Of course, I'll be using When You Are Camping, because its characters spend a good part of the book watching animals and insects.  Hazel and Tilly are definitely young naturalists in the making.  I always like to pair When You Are Camping with one of Frank Serafini's Looking Around.... titles for younger audiences.  If you have an outside area to take advantage of, follow it up with a game of eye-spy, encouraging children to notice elements in the natural environment.  What in the Wild by David Schwartz is more challenging and has a higher ick-factor for older groups. 

Activity

Memory Game: If you're outside place a handful of man-made objects on the ground and cover them up with a cloth.  Remove the cloth, let children observe, then hide the objects again.  Ask your audience what they saw.  Most will recall the man-made objects but you might get someone who says "grass" or "a stick."  Yes!  It's easy to get distracted by toys, but those natural elements are really important to notice and observe, too!
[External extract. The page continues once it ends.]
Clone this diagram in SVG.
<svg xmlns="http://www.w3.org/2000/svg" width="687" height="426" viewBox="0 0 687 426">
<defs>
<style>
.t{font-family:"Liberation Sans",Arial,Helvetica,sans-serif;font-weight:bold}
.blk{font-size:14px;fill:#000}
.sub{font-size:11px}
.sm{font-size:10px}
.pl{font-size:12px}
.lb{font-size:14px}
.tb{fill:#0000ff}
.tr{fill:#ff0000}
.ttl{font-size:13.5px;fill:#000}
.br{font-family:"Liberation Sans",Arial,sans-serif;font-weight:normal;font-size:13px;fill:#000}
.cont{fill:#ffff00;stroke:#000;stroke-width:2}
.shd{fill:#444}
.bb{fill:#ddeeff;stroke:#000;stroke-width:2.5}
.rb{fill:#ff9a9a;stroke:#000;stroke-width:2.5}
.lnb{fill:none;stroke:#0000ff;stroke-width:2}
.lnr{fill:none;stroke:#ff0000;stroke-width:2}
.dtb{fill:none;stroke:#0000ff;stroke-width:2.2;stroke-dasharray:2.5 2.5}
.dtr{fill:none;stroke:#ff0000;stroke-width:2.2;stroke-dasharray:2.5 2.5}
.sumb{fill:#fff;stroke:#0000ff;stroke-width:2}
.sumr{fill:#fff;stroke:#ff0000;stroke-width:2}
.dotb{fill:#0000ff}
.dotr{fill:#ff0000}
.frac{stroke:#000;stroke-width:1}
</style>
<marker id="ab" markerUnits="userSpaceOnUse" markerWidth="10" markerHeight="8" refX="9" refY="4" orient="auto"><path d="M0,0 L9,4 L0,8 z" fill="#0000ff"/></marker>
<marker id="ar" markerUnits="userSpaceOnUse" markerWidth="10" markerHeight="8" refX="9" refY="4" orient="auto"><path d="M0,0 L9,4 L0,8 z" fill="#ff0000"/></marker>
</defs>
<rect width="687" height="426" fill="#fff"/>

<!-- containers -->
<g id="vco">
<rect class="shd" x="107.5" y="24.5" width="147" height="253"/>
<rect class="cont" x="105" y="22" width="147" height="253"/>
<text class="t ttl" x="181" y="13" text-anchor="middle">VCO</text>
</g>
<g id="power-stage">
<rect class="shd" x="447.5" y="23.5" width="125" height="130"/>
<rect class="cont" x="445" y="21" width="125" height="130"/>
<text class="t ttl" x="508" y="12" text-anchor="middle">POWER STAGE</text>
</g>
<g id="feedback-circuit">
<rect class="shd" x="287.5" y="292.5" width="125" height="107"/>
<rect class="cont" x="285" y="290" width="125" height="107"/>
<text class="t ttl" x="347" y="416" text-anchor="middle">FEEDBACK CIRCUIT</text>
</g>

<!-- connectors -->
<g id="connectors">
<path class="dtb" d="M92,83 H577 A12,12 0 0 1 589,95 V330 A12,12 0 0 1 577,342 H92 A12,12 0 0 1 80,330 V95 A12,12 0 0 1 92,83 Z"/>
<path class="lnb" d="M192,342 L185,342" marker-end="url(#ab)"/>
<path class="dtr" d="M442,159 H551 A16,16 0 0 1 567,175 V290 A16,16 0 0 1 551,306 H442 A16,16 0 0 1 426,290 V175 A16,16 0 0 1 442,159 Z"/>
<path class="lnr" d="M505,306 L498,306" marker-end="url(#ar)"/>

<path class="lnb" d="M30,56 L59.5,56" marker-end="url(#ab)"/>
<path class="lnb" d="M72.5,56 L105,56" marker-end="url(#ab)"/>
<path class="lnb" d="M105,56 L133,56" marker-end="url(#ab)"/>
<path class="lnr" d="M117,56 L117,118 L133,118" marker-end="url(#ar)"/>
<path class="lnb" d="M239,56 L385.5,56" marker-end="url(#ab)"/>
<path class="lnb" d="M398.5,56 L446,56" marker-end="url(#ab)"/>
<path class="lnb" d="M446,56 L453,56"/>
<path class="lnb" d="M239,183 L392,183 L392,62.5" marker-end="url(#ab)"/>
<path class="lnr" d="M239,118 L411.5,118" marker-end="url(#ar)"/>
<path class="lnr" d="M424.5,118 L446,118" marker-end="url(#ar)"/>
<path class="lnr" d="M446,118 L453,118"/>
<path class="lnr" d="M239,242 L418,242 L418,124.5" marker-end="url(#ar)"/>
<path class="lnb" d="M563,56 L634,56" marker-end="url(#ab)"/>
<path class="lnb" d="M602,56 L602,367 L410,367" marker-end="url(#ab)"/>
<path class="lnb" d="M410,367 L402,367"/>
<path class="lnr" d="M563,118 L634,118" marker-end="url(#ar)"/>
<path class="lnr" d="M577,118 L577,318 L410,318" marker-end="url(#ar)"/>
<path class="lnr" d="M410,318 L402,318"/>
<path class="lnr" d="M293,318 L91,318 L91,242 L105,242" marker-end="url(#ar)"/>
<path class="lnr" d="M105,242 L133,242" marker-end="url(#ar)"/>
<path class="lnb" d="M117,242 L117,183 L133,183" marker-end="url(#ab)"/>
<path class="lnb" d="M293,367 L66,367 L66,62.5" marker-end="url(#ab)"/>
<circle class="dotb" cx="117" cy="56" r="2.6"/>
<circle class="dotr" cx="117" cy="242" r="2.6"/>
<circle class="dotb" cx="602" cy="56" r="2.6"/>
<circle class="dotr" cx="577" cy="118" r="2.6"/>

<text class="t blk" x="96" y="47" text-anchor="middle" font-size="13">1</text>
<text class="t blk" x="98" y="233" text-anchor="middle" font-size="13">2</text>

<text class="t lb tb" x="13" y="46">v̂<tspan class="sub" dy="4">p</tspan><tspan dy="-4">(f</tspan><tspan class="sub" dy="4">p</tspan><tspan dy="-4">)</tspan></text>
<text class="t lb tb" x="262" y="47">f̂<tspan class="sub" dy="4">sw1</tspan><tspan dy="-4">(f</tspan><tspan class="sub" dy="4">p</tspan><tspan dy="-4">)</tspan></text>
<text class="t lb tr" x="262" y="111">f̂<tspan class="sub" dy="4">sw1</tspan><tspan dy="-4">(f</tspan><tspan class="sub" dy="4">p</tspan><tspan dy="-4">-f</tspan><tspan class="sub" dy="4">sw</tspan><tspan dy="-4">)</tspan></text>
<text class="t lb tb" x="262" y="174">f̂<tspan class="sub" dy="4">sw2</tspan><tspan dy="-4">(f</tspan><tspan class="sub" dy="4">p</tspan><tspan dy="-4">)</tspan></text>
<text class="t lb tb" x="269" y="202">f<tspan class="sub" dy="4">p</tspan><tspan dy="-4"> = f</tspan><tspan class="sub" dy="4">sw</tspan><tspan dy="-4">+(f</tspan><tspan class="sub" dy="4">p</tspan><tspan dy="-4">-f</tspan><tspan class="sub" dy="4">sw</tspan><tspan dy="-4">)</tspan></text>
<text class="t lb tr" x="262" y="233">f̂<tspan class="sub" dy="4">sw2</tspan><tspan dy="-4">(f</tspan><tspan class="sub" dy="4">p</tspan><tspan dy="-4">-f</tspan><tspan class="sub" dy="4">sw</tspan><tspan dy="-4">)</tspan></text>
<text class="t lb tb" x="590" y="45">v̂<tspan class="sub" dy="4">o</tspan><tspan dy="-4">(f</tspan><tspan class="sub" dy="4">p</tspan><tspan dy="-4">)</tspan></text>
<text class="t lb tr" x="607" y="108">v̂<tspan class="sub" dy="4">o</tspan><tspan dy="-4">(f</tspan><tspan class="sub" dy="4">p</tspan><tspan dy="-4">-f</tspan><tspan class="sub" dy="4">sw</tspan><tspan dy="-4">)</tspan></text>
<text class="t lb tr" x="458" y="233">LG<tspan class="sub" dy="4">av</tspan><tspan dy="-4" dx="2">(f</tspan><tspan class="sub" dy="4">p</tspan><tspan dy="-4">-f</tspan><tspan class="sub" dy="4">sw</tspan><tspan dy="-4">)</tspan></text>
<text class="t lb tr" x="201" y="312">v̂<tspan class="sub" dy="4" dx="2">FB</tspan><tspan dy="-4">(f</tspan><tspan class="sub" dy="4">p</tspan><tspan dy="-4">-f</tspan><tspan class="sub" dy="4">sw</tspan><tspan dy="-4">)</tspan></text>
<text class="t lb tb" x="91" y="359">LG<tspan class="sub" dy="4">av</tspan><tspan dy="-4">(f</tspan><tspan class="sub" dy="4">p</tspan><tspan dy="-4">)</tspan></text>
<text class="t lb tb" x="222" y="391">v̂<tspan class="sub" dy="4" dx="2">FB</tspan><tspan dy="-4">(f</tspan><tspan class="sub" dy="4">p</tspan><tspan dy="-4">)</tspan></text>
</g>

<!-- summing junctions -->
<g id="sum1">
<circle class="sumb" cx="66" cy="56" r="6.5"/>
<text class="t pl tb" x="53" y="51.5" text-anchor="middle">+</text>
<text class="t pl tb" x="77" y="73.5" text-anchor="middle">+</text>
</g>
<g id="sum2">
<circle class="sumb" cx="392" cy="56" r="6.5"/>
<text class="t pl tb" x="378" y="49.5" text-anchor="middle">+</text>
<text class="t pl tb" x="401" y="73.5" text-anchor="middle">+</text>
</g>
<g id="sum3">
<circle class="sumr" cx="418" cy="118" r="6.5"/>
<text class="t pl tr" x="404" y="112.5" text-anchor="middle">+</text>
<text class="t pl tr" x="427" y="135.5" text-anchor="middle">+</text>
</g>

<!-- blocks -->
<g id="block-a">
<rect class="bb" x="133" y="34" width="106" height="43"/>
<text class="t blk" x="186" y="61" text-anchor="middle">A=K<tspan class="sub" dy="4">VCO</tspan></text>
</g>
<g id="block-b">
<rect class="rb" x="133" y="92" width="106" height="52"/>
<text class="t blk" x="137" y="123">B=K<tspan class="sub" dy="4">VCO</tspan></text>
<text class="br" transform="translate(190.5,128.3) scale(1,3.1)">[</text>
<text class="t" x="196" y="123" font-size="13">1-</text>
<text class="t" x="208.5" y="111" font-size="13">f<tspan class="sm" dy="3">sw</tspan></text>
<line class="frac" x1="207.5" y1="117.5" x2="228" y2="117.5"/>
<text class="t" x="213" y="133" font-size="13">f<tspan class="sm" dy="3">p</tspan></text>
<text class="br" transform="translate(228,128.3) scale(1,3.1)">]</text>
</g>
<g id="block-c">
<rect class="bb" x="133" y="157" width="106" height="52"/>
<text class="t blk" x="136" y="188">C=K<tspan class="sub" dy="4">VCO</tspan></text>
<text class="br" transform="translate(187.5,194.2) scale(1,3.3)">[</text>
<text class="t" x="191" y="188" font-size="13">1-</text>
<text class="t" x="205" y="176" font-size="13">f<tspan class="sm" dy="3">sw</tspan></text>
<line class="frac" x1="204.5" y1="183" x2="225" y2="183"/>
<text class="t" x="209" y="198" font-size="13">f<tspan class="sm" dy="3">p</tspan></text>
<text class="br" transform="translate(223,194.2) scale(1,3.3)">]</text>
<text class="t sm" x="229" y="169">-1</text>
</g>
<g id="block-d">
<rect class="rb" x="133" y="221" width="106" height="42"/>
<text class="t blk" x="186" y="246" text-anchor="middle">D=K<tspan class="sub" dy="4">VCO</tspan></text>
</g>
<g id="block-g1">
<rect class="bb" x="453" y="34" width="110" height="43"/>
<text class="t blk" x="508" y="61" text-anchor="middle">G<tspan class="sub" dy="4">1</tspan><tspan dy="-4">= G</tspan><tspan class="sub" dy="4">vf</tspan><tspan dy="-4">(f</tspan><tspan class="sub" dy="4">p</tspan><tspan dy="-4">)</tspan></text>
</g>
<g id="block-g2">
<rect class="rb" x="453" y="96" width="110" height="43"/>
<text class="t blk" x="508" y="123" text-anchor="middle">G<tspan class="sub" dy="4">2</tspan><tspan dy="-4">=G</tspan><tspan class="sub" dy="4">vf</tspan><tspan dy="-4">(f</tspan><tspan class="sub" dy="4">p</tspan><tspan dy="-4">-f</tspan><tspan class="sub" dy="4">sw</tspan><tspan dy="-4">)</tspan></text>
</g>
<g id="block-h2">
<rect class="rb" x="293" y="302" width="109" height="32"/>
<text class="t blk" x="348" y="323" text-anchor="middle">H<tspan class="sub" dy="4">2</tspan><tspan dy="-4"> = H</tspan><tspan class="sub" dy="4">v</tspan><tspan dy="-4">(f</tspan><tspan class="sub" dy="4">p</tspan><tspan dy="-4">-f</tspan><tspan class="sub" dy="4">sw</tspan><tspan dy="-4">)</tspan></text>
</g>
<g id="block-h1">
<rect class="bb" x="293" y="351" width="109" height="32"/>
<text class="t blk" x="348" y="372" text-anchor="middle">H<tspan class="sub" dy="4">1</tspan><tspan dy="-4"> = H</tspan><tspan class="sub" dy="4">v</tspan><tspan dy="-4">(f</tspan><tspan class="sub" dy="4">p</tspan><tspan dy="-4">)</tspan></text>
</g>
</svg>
Here are some readable and beautifully illustrated biographies about famous naturalists that are great to share with a wide range of ages (perfect for mixed-age Summer audiences):

Me....Jane by Patrick McDonnell




The Watcher: Jane Goodall's Life with Chimps by Jeanette Winters

Squirrel and John Muir by Emily Arnold McCully

John Muir: America's Naturalist by Thomas Locker

One Beetle Too Many: The Extraordinary Adventures of Charles Darwin By Kathryn Lasky



Find my coloring sheets, activities, and crafts that I love on my Pinterest "When You Are Camping" board.


So happy Summer Reading!  I hope you enjoy a few quiet moments of observation in between all of the Boom!

Tuesday, April 22, 2014

Let's Take an Airplane

Kids love airplanes.  They ask me for books about airplanes at the library, my daughters rearrange the dining room furniture to play "airplane," they make them out of paper, they roar and sputter and fly around like big planes.  An airplane program is a great addition to a transportation theme or a sure-thing winner for your library, class room, or kids at home.
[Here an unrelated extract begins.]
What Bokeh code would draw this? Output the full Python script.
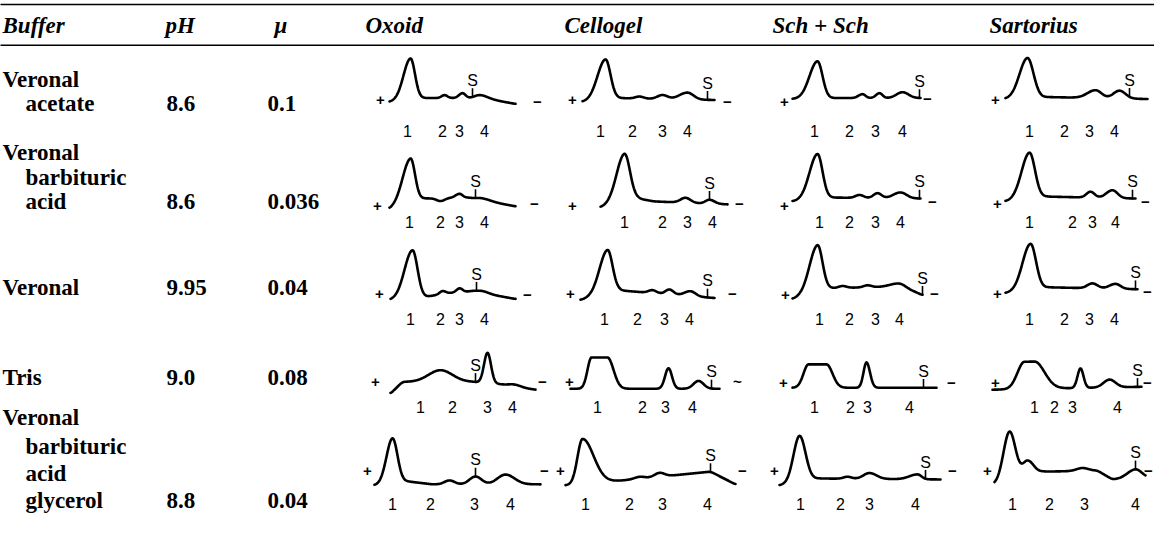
import numpy as np
from bokeh.plotting import figure
from bokeh.models import Range1d
from bokeh.core.properties import value
from bokeh.embed import file_html
from bokeh.resources import INLINE

# ---------------- table content ----------------
HEADERS = ["Buffer", "pH", "\u03bc", "Oxoid", "Cellogel", "Sch + Sch", "Sartorius"]
BUFFER_LINES = [["Veronal", "acetate"],
                ["Veronal", "barbituric", "acid"],
                ["Veronal"],
                ["Tris"],
                ["Veronal", "barbituric", "acid", "glycerol"]]
PH = ["8.6", "8.6", "9.95", "9.0", "8.8"]
MU = ["0.1", "0.036", "0.04", "0.08", "0.04"]
BAND_LABELS = ["1", "2", "3", "4"]

# densitometer scans: position along strip, baseline knots (pos, level),
# peaks (pos, height, left width, right width, flat half-width),
# S = start line, bands = position of fractions 1..4
OXOID = [
    dict(start=17, end=143, base=[(17, -4), (50, 0), (110, 0), (143, -6)],
         peaks=[(38, 42, 7, 4.5, 0), (72, 3, 3, 3, 0), (90, 5, 3.5, 3, 0), (107, 3, 5, 8, 0)],
         s=100, plus=(8, -2), minus=(165, -4), bands=[35, 70, 87, 112]),
    dict(start=17, end=143, base=[(17, -11), (50, 0), (95, 1), (143, -8)],
         peaks=[(38, 45, 8, 4.5, 0), (68, -3, 4, 4, 0), (87, 4, 4, 3, 0), (110, 2, 6, 8, 0)],
         s=103, plus=(5, -8), minus=(162, -6), bands=[37, 68, 87, 112]),
    dict(start=18, end=143, base=[(18, -9), (52, -6), (75, -2), (100, 0), (143, -8)],
         peaks=[(40, 49, 8, 5, 0), (70, 3, 3, 3, 0), (87, 4, 3, 3, 0), (110, 2, 6, 6, 0)],
         s=104, plus=(7, -3), minus=(155, -4), bands=[38, 68, 87, 112]),
    dict(start=18, end=163, base=[(18, -7), (30, 5), (100, 5), (125, 3), (163, -3)],
         peaks=[(68, 12, 12, 12, 0), (115, 31, 3.5, 3.5, 0), (142, 2, 6, 6, 0)],
         s=103, plus=(3, 5), minus=(170, 5), bands=[48, 80, 115, 140]),
    dict(start=2, end=168, base=[(2, -5), (35, -1), (60, -4), (168, -4)],
         peaks=[(20, 46, 6, 5, 0), (77, 4, 5, 5, 0), (103, 8, 6, 6, 0), (133, 10, 8, 9, 0)],
         s=103, plus=(-5, 10), minus=(172, 10), bands=[20, 58, 102, 138]),
]
CELLOGEL = [
    dict(start=20, end=152, base=[(20, -4), (55, 0), (152, -2)],
         peaks=[(43, 41, 8, 5, 0), (77, 2, 4, 4, 0), (100, 4, 5, 5, 0), (125, 7, 8, 6, 0)],
         s=145, plus=(10, -2), minus=(165, -4), bands=[38, 70, 100, 125]),
    dict(start=38, end=165, base=[(38, -9), (75, 0), (92, -3), (165, -6)],
         peaks=[(62, 49, 8, 5.5, 0), (123, 5, 5, 5, 0), (147, 4, 4, 5, 0)],
         s=147, plus=(10, -8), minus=(177, -6), bands=[62, 100, 125, 150]),
    dict(start=18, end=152, base=[(18, -9), (55, 1), (152, -7)],
         peaks=[(45, 44, 8, 5, 0), (90, 3, 4, 4, 0), (107, 5, 4, 4, 0), (128, 5, 6, 5, 0)],
         s=145, plus=(8, -3), minus=(170, -3), bands=[42, 75, 102, 127]),
    dict(start=8, end=157, base=[(8, -2), (157, -2)],
         peaks=[(37, 32, 4, 6, 8), (106, 21, 3.5, 3.5, 0), (136, 8, 5, 5, 0)],
         s=149, plus=(7, 5), minus=(175, 5), bands=[35, 80, 103, 130], minus_text="~"),
    dict(start=3, end=173, base=[(3, -5), (60, 0), (148, 9), (173, -4)],
         peaks=[(20, 46, 5, 11, 0), (77, 2, 5, 5, 0), (97, 4, 5, 5, 0)],
         s=148, plus=(-2, 10), minus=(180, 10), bands=[23, 67, 100, 145]),
]
SCH = [
    dict(start=20, end=148, base=[(20, -1), (58, 0), (148, 0)],
         peaks=[(45, 38, 8, 5, 0), (90, 4, 4, 3, 0), (107, 5, 3.5, 3, 0), (130, 6, 6, 6, 0)],
         s=147, plus=(12, -4), minus=(155, -1), bands=[42, 77, 103, 130]),
    dict(start=20, end=148, base=[(20, -3), (58, 1), (148, 0)],
         peaks=[(45, 46, 8, 5, 0), (87, 3, 4, 4, 0), (105, 5, 4, 4, 0), (128, 6, 7, 6, 0)],
         s=147, plus=(12, -8), minus=(160, -4), bands=[47, 77, 103, 128]),
    dict(start=20, end=150, base=[(20, -8), (58, 3), (130, 5), (150, -4)],
         peaks=[(45, 48, 8, 5, 0), (70, 2, 4, 4, 0), (95, 2, 4, 4, 0), (125, 3, 8, 6, 0)],
         s=150, plus=(13, -4), minus=(162, -3), bands=[47, 77, 103, 127]),
    dict(start=20, end=164, base=[(20, -1), (164, -1)],
         peaks=[(45, 24, 5, 6, 9), (94, 26, 3, 3.5, 0)],
         s=151, plus=(11, 4), minus=(179, 4), bands=[42, 78, 95, 137]),
    dict(start=7, end=168, base=[(7, -5), (45, 2), (168, 1)],
         peaks=[(27, 47, 6, 6, 0), (75, 2, 4, 4, 0), (97, 6, 6, 7, 0), (145, 5, 8, 4, 0)],
         s=153, plus=(2, 10), minus=(180, 10), bands=[28, 68, 97, 143]),
]
SARTORIUS = [
    dict(start=18, end=160, base=[(18, -1), (60, 1), (160, -1)],
         peaks=[(40, 41, 8, 6, 0), (108, 8, 8, 6, 0), (132, 8, 6, 6, 0)],
         s=142, plus=(8, -2), minus=None, bands=[42, 77, 102, 127]),
    dict(start=18, end=148, base=[(18, -3), (58, 2), (148, 0)],
         peaks=[(42, 47, 8, 5.5, 0), (103, 6, 4, 4, 0), (125, 8, 6, 5, 0)],
         s=145, plus=(10, -6), minus=(158, -4), bands=[42, 85, 105, 128]),
    dict(start=18, end=150, base=[(18, -2), (60, 4), (150, 2)],
         peaks=[(43, 47, 8, 5.5, 0), (105, 5, 5, 5, 0), (128, 5, 6, 5, 0)],
         s=148, plus=(10, -3), minus=(160, -1), bands=[42, 77, 102, 127]),
    dict(start=5, end=154, base=[(5, -3), (154, 0)],
         peaks=[(42, 28, 7, 10, 5), (93, 20, 3, 3, 0), (122, 8, 6, 6, 0)],
         s=150, plus=(8, 4), minus=(160, 4), bands=[47, 67, 85, 130]),
    dict(start=7, end=158, base=[(7, -4), (55, 9), (110, 10), (125, 1), (158, 3)],
         peaks=[(22, 50, 6, 6, 0), (40, 15, 5, 6, 0), (95, 3, 6, 6, 0), (148, 9, 8, 6, 0)],
         s=148, plus=(0, 10), minus=(161, 10), bands=[25, 62, 97, 148]),
]
MEDIA = [OXOID, CELLOGEL, SCH, SARTORIUS]

# ---------------- layout ----------------
HEADER_X = [10, 173, 282, 373, 572, 780, 997]
HEADER_Y = 32
RULES_Y = [10, 52]
BUF_X_FIRST, BUF_X_INDENT = 10, 33
BUF_LINE_Y = [[87, 112], [162, 187, 212], [300], [392], [433, 463, 491, 519]]
PH_X, MU_X = 174, 275
COL_X = [380, 570, 780, 995]
ROW_Y = [106, 209, 304, 402, 498]
NUM_Y = [140, 233, 332, 423, 522]

W, H = 1154, 517
p = figure(width=W, height=H, output_backend="svg", toolbar_location=None,
           x_range=Range1d(8, 8 + W), y_range=Range1d(536, 6),
           x_axis_type=None, y_axis_type=None, min_border=0)
p.grid.visible = False
p.outline_line_color = None
p.background_fill_color = "white"
p.border_fill_color = "white"

SERIF = value("Liberation Serif")
SANS = value("Liberation Sans")

# rules
for ry in RULES_Y:
    p.line([0, 1170], [ry, ry], line_color="black", line_width=1.5)

# header
p.text(x=HEADER_X, y=[HEADER_Y] * len(HEADERS), text=HEADERS, text_align="left",
       text_baseline="middle", text_font=SERIF, text_font_size=value("23px"),
       text_font_style="bold italic", text_color="black")

# buffer / pH / mu columns
tx, ty, tt = [], [], []
for r, lines in enumerate(BUFFER_LINES):
    for i, (ln, ly) in enumerate(zip(lines, BUF_LINE_Y[r])):
        tx.append(BUF_X_FIRST if i == 0 else BUF_X_INDENT)
        ty.append(ly)
        tt.append(ln)
    tx += [PH_X, MU_X]
    ty += [BUF_LINE_Y[r][-1]] * 2
    tt += [PH[r], MU[r]]
p.text(x=tx, y=ty, text=tt, text_align="left", text_baseline="middle",
       text_font=SERIF, text_font_size=value("23px"), text_font_style="bold",
       text_color="black")


def smooth(a, n=11):
    pad = n // 2
    ap = np.pad(a, pad, mode="edge")
    return np.convolve(ap, np.ones(n) / n, mode="valid")


def profile(tr):
    xs = np.arange(tr["start"], tr["end"] + 0.01, 0.5)
    bx = [k[0] for k in tr["base"]]
    by = [k[1] for k in tr["base"]]
    y = smooth(np.interp(xs, bx, by))
    for (c, h, sl, sr, fw) in tr["peaks"]:
        d = xs - c
        ad = np.maximum(np.abs(d) - fw, 0)
        s = np.where(d < 0, sl, sr)
        y = y + h * np.exp(-ad ** 2 / (2 * s ** 2))
    return xs, y


lx, ly = [], []
sx0, sy0, sx1, sy1 = [], [], [], []
lab_x, lab_y, lab_t = [], [], []
sign_x, sign_y, sign_t = [], [], []
for c, medium in enumerate(MEDIA):
    for r, tr in enumerate(medium):
        xs, y = profile(tr)
        X = COL_X[c] + xs
        Y = ROW_Y[r] - y
        lx.append(list(X))
        ly.append(list(Y))
        # start line S
        s_x = COL_X[c] + tr["s"]
        s_y = float(np.interp(tr["s"], xs, Y))
        sx0.append(s_x); sy0.append(s_y + 1); sx1.append(s_x); sy1.append(s_y - 9)
        lab_x.append(s_x); lab_y.append(s_y - 17); lab_t.append("S")
        # band numbers
        for b, bxp in zip(BAND_LABELS, tr["bands"]):
            lab_x.append(COL_X[c] + bxp); lab_y.append(NUM_Y[r]); lab_t.append(b)
        # electrode signs
        px, py = tr["plus"]
        sign_x.append(COL_X[c] + px); sign_y.append(ROW_Y[r] - py); sign_t.append("+")
        if tr["minus"] is not None:
            mx, my = tr["minus"]
            sign_x.append(COL_X[c] + mx); sign_y.append(ROW_Y[r] - my)
            sign_t.append(tr.get("minus_text", "\u2212"))

p.multi_line(xs=lx, ys=ly, line_color="black", line_width=2.6,
             line_join="round", line_cap="round")
p.segment(x0=sx0, y0=sy0, x1=sx1, y1=sy1, line_color="black", line_width=1.6)
p.text(x=lab_x, y=lab_y, text=lab_t, text_align="center", text_baseline="middle",
       text_font=SANS, text_font_size=value("16px"), text_color="black")
p.text(x=sign_x, y=sign_y, text=sign_t, text_align="center", text_baseline="middle",
       text_font=SANS, text_font_size=value("15px"), text_font_style="bold",
       text_color="black")

open("out.html", "w").write(file_html(p, INLINE))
I love Brian Biggs', Everything Goes: In the Air for early Elementary age children.  The pictures are awesome and there's the right amount of text for their attention-span.  For younger kids, the book is skimmable or try Biggs' newer board book, Everything Goes: What Flies in the Air. 

I am really happy to share my new airplane book with young audiences, too.  I wanted more of a story about a trip through the airport and on an airplane rather than just a book about the machines and their vocabulary, thus, Let's Take an Airplane, A Hazel and Tilly Adventure.  Knowing that the details of airplane travel can change from day-to-day let alone month or year-to-year, my goal was to create a story that would capture the perennials of the airport (lines and candy) and airplane (clouds all around and sliding bathroom doors).  I think that the characters, Hazel and her sister Tilly, really capture all of the different feelings about airplane travel that a child or adult can experience, from anxious to thrilled.  Check out the glossary in the back for technical children who get excited about words like "wing walker."

The possibilities at a dramatic play station are endless!  With chairs, a few little suitcases and backpacks, boarding passes, magazines, a drink tray, and a globe or maps, young children can imagine themselves anywhere from the airport to airplane to runway to explorers charting their course.

If you're hosting older elementary age children: paper airplanes or the edgier straw and paper planes are an affordable craft, as are imagination-stretchers like "Design Your Dream Plane" or "Design A Fantasy Airport."  Tie it all into 2014's Summer Reading science theme with an experiment in flight (You can find lots of ideas on Pinterest)!